The entry of international investors like Fidelity, Temasek, or QIA also shows that metrology is no longer considered a secondary element. In an industry shaped by geopolitical tensions, export restrictions, and surging AI demand, controlling critical manufacturing tools can be as important as chip design itself.
While Europe faces challenges competing in high-volume manufacturing against Asia and the U.S., it maintains strengths in specialized equipment, which are part of its technological independence. Success isn’t just about having the most advanced factories, but also about controlling key technologies that enable those factories to operate at the limit.

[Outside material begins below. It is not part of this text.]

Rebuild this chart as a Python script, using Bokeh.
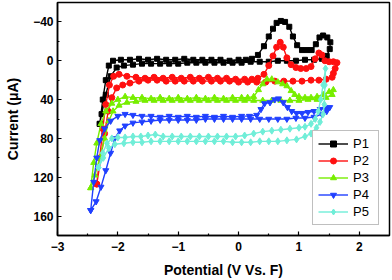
from bokeh.plotting import figure
from bokeh.models import Range1d, FixedTicker
from bokeh.embed import file_html
from bokeh.resources import INLINE

# ---------------- data (cyclic voltammograms, current in uA) ----------------
p1_x = [-2.30, -2.25, -2.20, -2.15, -2.08, -1.95, -1.80, -1.65, -1.50, -1.35, -1.20, -1.05, -0.90, -0.75,
        -0.60, -0.45, -0.30, -0.15, 0.00, 0.12, 0.22, 0.32, 0.42, 0.50, 0.57, 0.63, 0.70, 0.77, 0.84,
        0.90, 0.97, 1.05, 1.13, 1.21, 1.28, 1.34, 1.40, 1.47, 1.52, 1.51, 1.46,
        1.38, 1.25, 1.10, 0.95, 0.80, 0.65, 0.50, 0.35, 0.20, 0.05, -0.10, -0.25, -0.40, -0.55, -0.70,
        -0.85, -1.00, -1.15, -1.30, -1.45, -1.60, -1.75, -1.90, -2.02, -2.12, -2.20, -2.27, -2.30]
p1_y = [65, 40, 20, 5, 0, -1, -1, -2, -1, -2, -1, -1, -2, -1,
        -1, -1, -1, 0, -1, -1, -2, -6, -15, -25, -33, -39, -41, -40, -35,
        -25, -16, -11, -11, -11, -17, -24, -26, -24, -19, -12, -5,
        -2, -1, -1, 0, 0, 0, 1, 1, 1, 2, 2, 2, 2, 2, 2,
        2, 3, 3, 3, 3, 3, 4, 5, 7, 16, 35, 55, 65]

p2_x = [-2.35, -2.30, -2.25, -2.20, -2.14, -2.07, -1.98, -1.85, -1.70, -1.55, -1.40, -1.25, -1.10, -0.95,
        -0.80, -0.65, -0.50, -0.35, -0.20, -0.05, 0.10, 0.22, 0.32, 0.42, 0.50, 0.57, 0.63, 0.69, 0.74,
        0.80, 0.87, 0.95, 1.03, 1.12, 1.20, 1.27, 1.33, 1.38, 1.43, 1.50, 1.57, 1.63, 1.60, 1.57, 1.55,
        1.45, 1.33, 1.20, 1.05, 0.90, 0.75, 0.60, 0.45, 0.30, 0.15, 0.00, -0.15, -0.30, -0.45, -0.60,
        -0.75, -0.90, -1.05, -1.20, -1.35, -1.50, -1.65, -1.80, -1.92, -2.02, -2.10, -2.16, -2.22, -2.28, -2.35]
p2_y = [127, 100, 70, 45, 25, 16, 14, 16, 17, 18, 17, 18, 17, 18,
        17, 18, 17, 18, 18, 19, 19, 19, 18, 14, 5, -5, -14, -19, -14,
        -3, 4, 7, 8, 8, 6, -2, -8, -6, 0, 1, 1, 2, 8, 13, 17,
        19, 20, 20, 21, 21, 21, 21, 22, 22, 22, 22, 21, 21, 21, 21,
        21, 21, 21, 21, 20, 20, 21, 23, 25, 28, 38, 52, 75, 100, 127]

p3_x = [-2.45, -2.40, -2.35, -2.28, -2.20, -2.10, -2.00, -1.88, -1.75, -1.60, -1.45, -1.30, -1.15, -1.00,
        -0.85, -0.70, -0.55, -0.40, -0.25, -0.10, 0.05, 0.15, 0.25, 0.33, 0.40, 0.47, 0.55, 0.65, 0.73,
        0.80, 0.87, 0.93, 1.00, 1.10, 1.20, 1.30, 1.40, 1.50, 1.57, 1.55, 1.45,
        1.30, 1.15, 1.00, 0.85, 0.70, 0.55, 0.40, 0.25, 0.10, -0.05, -0.20, -0.35, -0.50, -0.65, -0.80,
        -0.95, -1.10, -1.25, -1.40, -1.55, -1.70, -1.85, -1.98, -2.08, -2.15, -2.22, -2.30, -2.38, -2.45]
p3_y = [131, 105, 85, 65, 52, 44, 40, 37, 38, 38, 39, 38, 39, 38,
        39, 38, 39, 38, 39, 38, 38, 38, 37, 30, 24, 19, 19, 22, 24,
        26, 31, 35, 37, 38, 38, 37, 35, 32, 30, 35, 38,
        40, 40, 41, 41, 41, 41, 41, 41, 41, 41, 41, 41, 41, 41, 41,
        41, 41, 41, 41, 41, 42, 43, 46, 52, 62, 80, 100, 118, 131]

p4_x = [-2.45, -2.40, -2.35, -2.30, -2.22, -2.12, -2.00, -1.88, -1.75, -1.60, -1.45, -1.30, -1.15, -1.00,
        -0.85, -0.70, -0.55, -0.40, -0.25, -0.10, 0.05, 0.18, 0.30, 0.37, 0.43, 0.52, 0.60, 0.66, 0.74,
        0.81, 0.88, 0.96, 1.05, 1.15, 1.25, 1.35, 1.45, 1.51, 1.46, 1.38,
        1.25, 1.10, 0.95, 0.80, 0.65, 0.50, 0.35, 0.20, 0.05, -0.10, -0.25, -0.40, -0.55, -0.70, -0.85,
        -1.00, -1.15, -1.30, -1.45, -1.60, -1.75, -1.88, -1.97, -2.05, -2.12, -2.20, -2.28, -2.36, -2.45]
p4_y = [154, 125, 100, 82, 70, 62, 57, 55, 56, 57, 57, 58, 57, 58,
        57, 58, 57, 58, 57, 58, 57, 57, 56, 50, 44, 43, 40, 39, 43,
        48, 52, 54, 54, 53, 52, 50, 49, 48, 52, 55,
        58, 59, 59, 60, 60, 60, 60, 60, 60, 60, 60, 60, 60, 61, 61,
        61, 61, 61, 62, 63, 64, 67, 72, 80, 95, 113, 130, 145, 154]

p5_x = [-2.32, -2.25, -2.18, -2.10, -2.00, -1.88, -1.75, -1.62, -1.50, -1.38, -1.25, -1.10, -0.95, -0.80,
        -0.65, -0.50, -0.35, -0.20, -0.05, 0.10, 0.25, 0.40, 0.55, 0.70, 0.85, 1.00, 1.10, 1.20, 1.27,
        1.32, 1.36, 1.40, 1.44, 1.43, 1.42, 1.40, 1.35, 1.29, 1.20, 1.10, 0.96, 0.80, 0.65, 0.50, 0.35,
        0.20, 0.05, -0.10, -0.25, -0.40, -0.55, -0.70, -0.85, -1.00, -1.15, -1.30, -1.45, -1.60, -1.75,
        -1.90, -2.05, -2.15, -2.24, -2.32]
p5_y = [110, 95, 85, 80, 79, 79, 78, 78, 77, 76, 78, 78, 78, 78,
        78, 78, 78, 78, 78, 77, 75, 73, 72, 71, 70, 69, 68, 65, 60,
        52, 40, 25, 8, 25, 45, 55, 63, 69, 75, 78, 81, 82, 83, 83, 83,
        84, 84, 84, 83, 83, 83, 83, 83, 83, 83, 83, 83, 84, 84,
        85, 86, 90, 100, 110]

series_names = ["P1", "P2", "P3", "P4", "P5"]
x_ticks = [-3, -2, -1, 0, 1, 2]
y_ticks = [-40, 0, 40, 80, 120, 160]

# ---------------- figure ----------------
p = figure(width=392, height=280, output_backend="svg", toolbar_location=None,
           x_range=Range1d(-3, 2.5), y_range=Range1d(180, -60),
           min_border_left=57, min_border_right=3, min_border_top=2, min_border_bottom=43)
p.background_fill_color = "white"
p.border_fill_color = "white"
p.outline_line_color = "black"
p.outline_line_width = 1.5
p.grid.visible = False

p.xaxis.ticker = FixedTicker(ticks=x_ticks, minor_ticks=[-2.5, -1.5, -0.5, 0.5, 1.5])
p.yaxis.ticker = FixedTicker(ticks=y_ticks, minor_ticks=[-20, 20, 60, 100, 140])

for ax in (p.xaxis[0], p.yaxis[0]):
    ax.axis_line_width = 1.5
    ax.axis_line_color = "black"
    ax.major_tick_in = 4
    ax.major_tick_out = 0
    ax.minor_tick_in = 2
    ax.minor_tick_out = 0
    ax.major_tick_line_width = 1.2
    ax.minor_tick_line_width = 1.2
    ax.major_label_text_font = "Liberation Sans"
    ax.major_label_text_font_style = "bold"
    ax.major_label_text_font_size = "12px"
    ax.major_label_text_color = "black"
    ax.axis_label_text_font = "Liberation Sans"
    ax.axis_label_text_font_style = "bold"
    ax.axis_label_text_font_size = "14px"
    ax.axis_label_text_color = "black"

p.xaxis.major_label_standoff = 6
p.xaxis.axis_label_standoff = 8
p.yaxis.major_label_standoff = 4
p.yaxis.axis_label_standoff = 9

p.xaxis.axis_label = "Potential (V Vs. F)"
p.yaxis.axis_label = "Current (\u03bcA)"

xs = [p1_x, p2_x, p3_x, p4_x, p5_x]
ys = [p1_y, p2_y, p3_y, p4_y, p5_y]
colors = ["black", "#FF1010", "#77EE00", "#2040FF", "#70EED8"]
markers = ["square", "circle", "triangle", "inverted_triangle", "diamond"]
sizes = [5, 6, 6, 6, 7]

for x, y, c, m, s, name in zip(xs, ys, colors, markers, sizes, series_names):
    p.line(x, y, line_color=c, line_width=1.4, legend_label=name)
    p.scatter(x, y, marker=m, size=s, fill_color=c, line_color=c, legend_label=name)

lg = p.legend[0]
lg.location = "bottom_right"
lg.margin = 10
lg.padding = 5
lg.spacing = 2
lg.glyph_width = 30
lg.glyph_height = 15
lg.label_height = 15
lg.label_standoff = 5
lg.label_text_font = "Liberation Sans"
lg.label_text_font_size = "13px"
lg.label_text_color = "black"
lg.border_line_color = "#808080"
lg.border_line_width = 1
lg.background_fill_alpha = 1.0

open("out.html", "w").write(file_html(p, INLINE))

Measuring better to produce better
Nearfield’s success isn’t guaranteed by a large funding round alone. The semiconductor industry is slow, demanding, and very conservative when it comes to bringing new tools into production lines. Manufacturers don’t adopt new equipment solely based on technological promises—they need solutions with precision, repeatability, speed, availability, support, integration with existing workflows, and clear evidence of yield improvement.
However, market trends favor companies like Nearfield. AI chips, advanced memory, and 3D integration are pushing manufacturing toward geometries that can’t be reliably controlled with traditional methods. Each increase in complexity raises the need for finer inspection and metrology tools.
Thus, Nearfield’s funding is more than just a financial milestone—it’s a sign of where part of the value in semiconductors is moving. For years, the narrative focused on lithography, nodes, and fabs. Now, packaging, measurement, and process control are gaining prominence because the next chip generation will not only be smaller but also more three-dimensional.
AI demands more power, but also chips that can be manufactured with fewer errors and lower energy consumption. To achieve this, measuring the invisible has become a key industrial advantage.
Frequently Asked Questions
What does Nearfield Instruments do?
It develops 3D metrology and inspection systems for advanced semiconductor manufacturing, focused on measuring structures and defects at the nanoscale during production.
How much money has the company raised?
Nearfield Instruments has completed a $380 million Series D round, valuing the company at $1.6 billion.
Why is this important for AI?
Because AI chips require more complex architectures, advanced memory, and 3D integration. Achieving high performance depends on precise, non-destructive measurements during fabrication.
What technologies do their solutions cover?
The company mentions applications involving High-NA EUV, Gate-All-Around, CFET, HBM, advanced memory, logic, hybrid bonding, and 3D integration.